Hohnhold, H., O’Brien, D., & Tang, D. (2015). Focusing on the long-term: It’s good for users and business. In Proceedings of the 21th ACM SIGKDD International Conference on Knowledge Discovery and Data Mining (pp. 1849–1858). doi:10.1145/2783258.2788583
Describes the challenges facing experimental design in online experiments (ad experiments at Google). Sample size is not a problem. But there are per-user covariates, like ad blindness and willingness to use the product, which affect outcomes (ad revenue) but are also affected by the treatment (different ad placement parameters). A new ad placement scheme might improve revenue in the short term but train users to ignore ads in the long term.
This is counter to the usual problem in experimental design – that covariates might affect the choice of treatment, requiring us to randomize treatments to break the causal link. Here, the treatment affects the covariates, and the authors propose some clever ways to measure this effect, such as keeping some users in the treatment group for a long period while comparing them against users entered into the treatment group for only a day at a time. These led to a change that “decreased the search ad load on Google’s mobile traffic by 50%, resulting in dramatic gains in user experience metrics” which “would be so great that the long-term revenue change would be a net positive.”
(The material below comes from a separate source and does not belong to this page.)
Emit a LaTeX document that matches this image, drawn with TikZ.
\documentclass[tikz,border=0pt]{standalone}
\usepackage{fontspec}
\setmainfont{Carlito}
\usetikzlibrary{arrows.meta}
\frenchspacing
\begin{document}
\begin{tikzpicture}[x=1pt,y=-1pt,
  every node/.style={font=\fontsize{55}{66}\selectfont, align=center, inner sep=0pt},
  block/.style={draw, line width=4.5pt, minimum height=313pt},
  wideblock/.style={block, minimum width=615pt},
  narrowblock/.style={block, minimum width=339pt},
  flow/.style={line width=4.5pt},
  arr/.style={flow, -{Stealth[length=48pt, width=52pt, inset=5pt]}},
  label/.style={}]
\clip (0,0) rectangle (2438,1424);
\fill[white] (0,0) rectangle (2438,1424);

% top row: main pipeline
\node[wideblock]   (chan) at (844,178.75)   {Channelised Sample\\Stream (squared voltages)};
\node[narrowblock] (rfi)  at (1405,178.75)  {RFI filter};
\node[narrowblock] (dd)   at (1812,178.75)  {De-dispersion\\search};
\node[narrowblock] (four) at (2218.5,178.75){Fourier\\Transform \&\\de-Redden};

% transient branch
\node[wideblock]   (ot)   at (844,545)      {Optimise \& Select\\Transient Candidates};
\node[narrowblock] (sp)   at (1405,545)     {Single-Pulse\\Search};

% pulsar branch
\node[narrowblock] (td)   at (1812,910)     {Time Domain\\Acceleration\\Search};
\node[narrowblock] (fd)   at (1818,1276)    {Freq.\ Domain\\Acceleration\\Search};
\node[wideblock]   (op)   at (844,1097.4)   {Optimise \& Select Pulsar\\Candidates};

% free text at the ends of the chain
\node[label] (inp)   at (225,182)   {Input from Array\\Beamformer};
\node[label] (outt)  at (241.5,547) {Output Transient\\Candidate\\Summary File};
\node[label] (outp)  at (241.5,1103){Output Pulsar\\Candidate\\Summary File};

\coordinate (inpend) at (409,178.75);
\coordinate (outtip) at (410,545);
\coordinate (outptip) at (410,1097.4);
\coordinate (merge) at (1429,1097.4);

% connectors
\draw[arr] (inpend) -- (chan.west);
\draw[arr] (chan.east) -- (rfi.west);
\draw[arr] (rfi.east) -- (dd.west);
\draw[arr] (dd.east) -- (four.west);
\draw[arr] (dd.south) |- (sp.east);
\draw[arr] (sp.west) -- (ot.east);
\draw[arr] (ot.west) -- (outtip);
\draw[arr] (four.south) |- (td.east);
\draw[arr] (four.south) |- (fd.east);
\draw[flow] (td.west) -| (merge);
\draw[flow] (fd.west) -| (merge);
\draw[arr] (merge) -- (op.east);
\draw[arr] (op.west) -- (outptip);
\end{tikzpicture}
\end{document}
[To read] Larsen, N., Stallrich, J., Sengupta, S., Deng, A., Kohavi, R., & Stevens, N. T. (2023). Statistical challenges in online controlled experiments: A review of a/b testing methodology. The American Statistician. doi:10.1080/00031305.2023.2257237
Hill, D. N., Nassif, H., Liu, Y., Iyer, A., & Vishwanathan, S. (2017). An efficient bandit algorithm for realtime multivariate optimization. In Proceedings of the 23rd ACM SIGKDD International Conference on Knowledge Discovery and Data Mining (pp. 1813–1821). ACM Press. doi:10.1145/3097983.3098184
An adaptive method for multivariate (multiple simultaneous factors) experiments. Rather than running a factorial experiment, picking the winner, and putting the winner into production, the adaptive design sends users to factor combinations which either have high expected reward (they make money) or have high uncertainty. Avoids sending users to treatments which are sure losers, without waiting for the experiment to finish.